No la contesté; llevaba yo una tea en la mano, que no sé de dónde la cogí, y a su luz veíamos en el suelo charcos de sangre, cadáveres y restos humanos. La lluvia había dejado el suelo lleno de barro. Fuera aprensión o realidad, me pareció que había un vaho espeso en la atmósfera y que el aire olía a sangre. Se oían gritos y lamentos de mujeres y de moribundos.

Salimos como pudimos de aquel sombrío Aqueronte. Elena, muchas veces, se detenía y se echaba a llorar; yo la agarraba por la cintura y la llevaba casi arrastrando. Me temblaban las piernas y todo el cuerpo; debía tener fiebre.

Llegamos a la fonda, subimos las escaleras, dejé a Elena en su cuarto y salí a la calle.

Me encontraba en un estado de exaltación tan grande, que iba hablando solo; comprendía que no podría dormir aquella noche, e instintivamente eché a andar.

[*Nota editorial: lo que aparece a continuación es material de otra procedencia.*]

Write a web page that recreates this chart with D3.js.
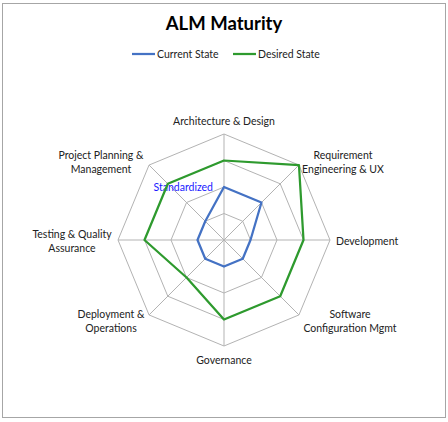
<!DOCTYPE html>
<html>
<head>
<meta charset="utf-8">
<script src="https://cdn.jsdelivr.net/npm/d3@7"></script>
<style>
  body { margin: 0; background: #fff; }
  svg text { font-family: Lato, "Open Sans", sans-serif; fill: #222; }
</style>
</head>
<body>
<div id="chart"></div>
<script>
// axis names, clockwise from the top
var categories = [
  ["Architecture & Design"],
  ["Requirement", "Engineering & UX"],
  ["Development"],
  ["Software", "Configuration Mgmt"],
  ["Governance"],
  ["Deployment &", "Operations"],
  ["Testing & Quality", "Assurance"],
  ["Project Planning &", "Management"]
];
var currentState = [2, 2, 1, 1, 1, 1, 1, 1];
var desiredState = [3, 4, 3, 3, 3, 2, 3, 3];
var seriesNames = ["Current State", "Desired State"];
var levels = [1, 2, 3, 4];
var levelLabels = ["", "Standardized", "", ""];

var W = 448, H = 422;
var cx = 224, cy = 240, R = 106;
var blue = "#4472C4", green = "#2E9A2E";

var svg = d3.select("#chart").append("svg")
    .attr("width", W)
    .attr("height", H);

// chart frame
svg.append("rect")
    .attr("x", 2.5).attr("y", 3.5)
    .attr("width", 443).attr("height", 414)
    .attr("fill", "#fff")
    .attr("stroke", "#a6a6a6");

var n = categories.length;
var angle = d3.scaleLinear().domain([0, n]).range([0, 2 * Math.PI]);
var r = d3.scaleLinear().domain([0, 4]).range([0, R]);

function pt(i, v) {
  var a = angle(i);
  return [cx + r(v) * Math.sin(a), cy - r(v) * Math.cos(a)];
}

var g = svg.append("g");

// grid rings
levels.forEach(function(l) {
  g.append("path")
      .attr("d", d3.line()(d3.range(n).map(function(i) { return pt(i, l); })) + "Z")
      .attr("fill", "none")
      .attr("stroke", "#b3b3b3")
      .attr("stroke-width", 1);
});

// spokes
d3.range(n).forEach(function(i) {
  var p = pt(i, 4);
  g.append("line")
      .attr("x1", cx).attr("y1", cy)
      .attr("x2", p[0]).attr("y2", p[1])
      .attr("stroke", "#b3b3b3")
      .attr("stroke-width", 1);
});

// level label
levels.forEach(function(l, k) {
  if (!levelLabels[k]) return;
  g.append("text")
      .attr("x", cx - 11)
      .attr("y", cy - r(l) + 4)
      .attr("text-anchor", "end")
      .style("font-size", "10.5px")
      .style("fill", "#1a1aff")
      .text(levelLabels[k]);
});

// series
var lineGen = d3.line();
[[currentState, blue], [desiredState, green]].forEach(function(s) {
  g.append("path")
      .attr("d", lineGen(s[0].map(function(v, i) { return pt(i, v); })) + "Z")
      .attr("fill", "none")
      .attr("stroke", s[1])
      .attr("stroke-width", 2.25)
      .attr("stroke-linejoin", "round");
});

// category labels
var labelPos = [
  {x: 224, y: 125, a: "middle"},
  {x: 343, y: 159, a: "middle"},
  {x: 336, y: 244.5, a: "start"},
  {x: 350, y: 318, a: "middle"},
  {x: 224, y: 364, a: "middle"},
  {x: 111, y: 318, a: "middle"},
  {x: 72, y: 238, a: "middle"},
  {x: 101, y: 159, a: "middle"}
];
categories.forEach(function(lines, i) {
  var t = svg.append("text")
      .attr("x", labelPos[i].x)
      .attr("y", labelPos[i].y)
      .attr("text-anchor", labelPos[i].a)
      .style("font-size", "10.5px");
  lines.forEach(function(s, j) {
    t.append("tspan")
        .attr("x", labelPos[i].x)
        .attr("dy", j == 0 ? 0 : 14)
        .text(s);
  });
});

// title
svg.append("text")
    .attr("x", 224).attr("y", 30)
    .attr("text-anchor", "middle")
    .style("font-size", "18.5px")
    .style("font-weight", "bold")
    .style("fill", "#000")
    .text("ALM Maturity");

// legend
var legX = [132, 233];
seriesNames.forEach(function(name, i) {
  var c = i == 0 ? blue : green;
  svg.append("line")
      .attr("x1", legX[i]).attr("x2", legX[i] + 23)
      .attr("y1", 54).attr("y2", 54)
      .attr("stroke", c)
      .attr("stroke-width", 2.25);
  svg.append("text")
      .attr("x", legX[i] + 25).attr("y", 57.5)
      .style("font-size", "10.5px")
      .text(name);
});
</script>
</body>
</html>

Salí a la Rambla. Me crucé con un grupo de gente que gritaba: «¡A las Atarazanas! ¡A las Atarazanas!».

Yo fui instintivamente hacia la ciudadela. Marchaba por la Rambla a oscuras, cuando vi un grupo de gente que saltaba y gritaba alrededor de una hoguera.

—¿Qué hay, qué pasa?

Había en el suelo un bulto informe y sangriento: era la cabeza y los restos de O’Donnell, que habían echado a las llamas.

Llegué a la ciudadela y me acerqué a ella. La matanza había cesado, los amotinados habían hecho una gran hoguera en la plaza de Armas con la paja de los jergones y con todas las tablas que habían encontrado y estaban quemando los muertos. Una terrible humareda salía de aquella fúnebre pira.

En esto, a la luz de una antorcha, encontré a Jaime Vidal, que andaba buscando el cadáver de su hermano. Jaime creía que Arnau y Secret habían matado a su hermano; yo le conté lo ocurrido.

Salimos a la plaza de Palacio y después a la Rambla. Seguía habiendo grupos; oímos contar que en las Atarazanas la tropa y la Milicia se negaron a hacer fuego contra los amotinados, y que penetró en la fortaleza una Comisión que, provista de linternas, registró los calabozos, sacando a los presos carlistas de los escondrijos donde se habían refugiado. Uno de ellos se había metido en el tubo de una chimenea, y los sublevados le hicieron salir disparando sus pistolas hacia arriba. Todos los presos fueron sacados de la fortaleza e inmediatamente degollados por la turba feroz.

En las torres de Canaletas se repitió, según dijeron, la misma escena, y en el Hospital Militar ocurrió otra más horrible aún, pues tres infelices heridos que se encontraban allí fueron arrancados de sus camas y fusilados en la calle.

En la Rambla, la gente cantaba y gritaba celebrando la matanza; yo estaba asombrado de tanta ferocidad. Así debían ser las matanzas de los almogávares en los pueblos de Oriente.

Al volver a casa, en un terrible estado de abatimiento, vi a un cura que iba a dar el viático rodeado por cuatro hombres con cirios, y me pareció que todas las campanas de la ciudad tocaban a duelo.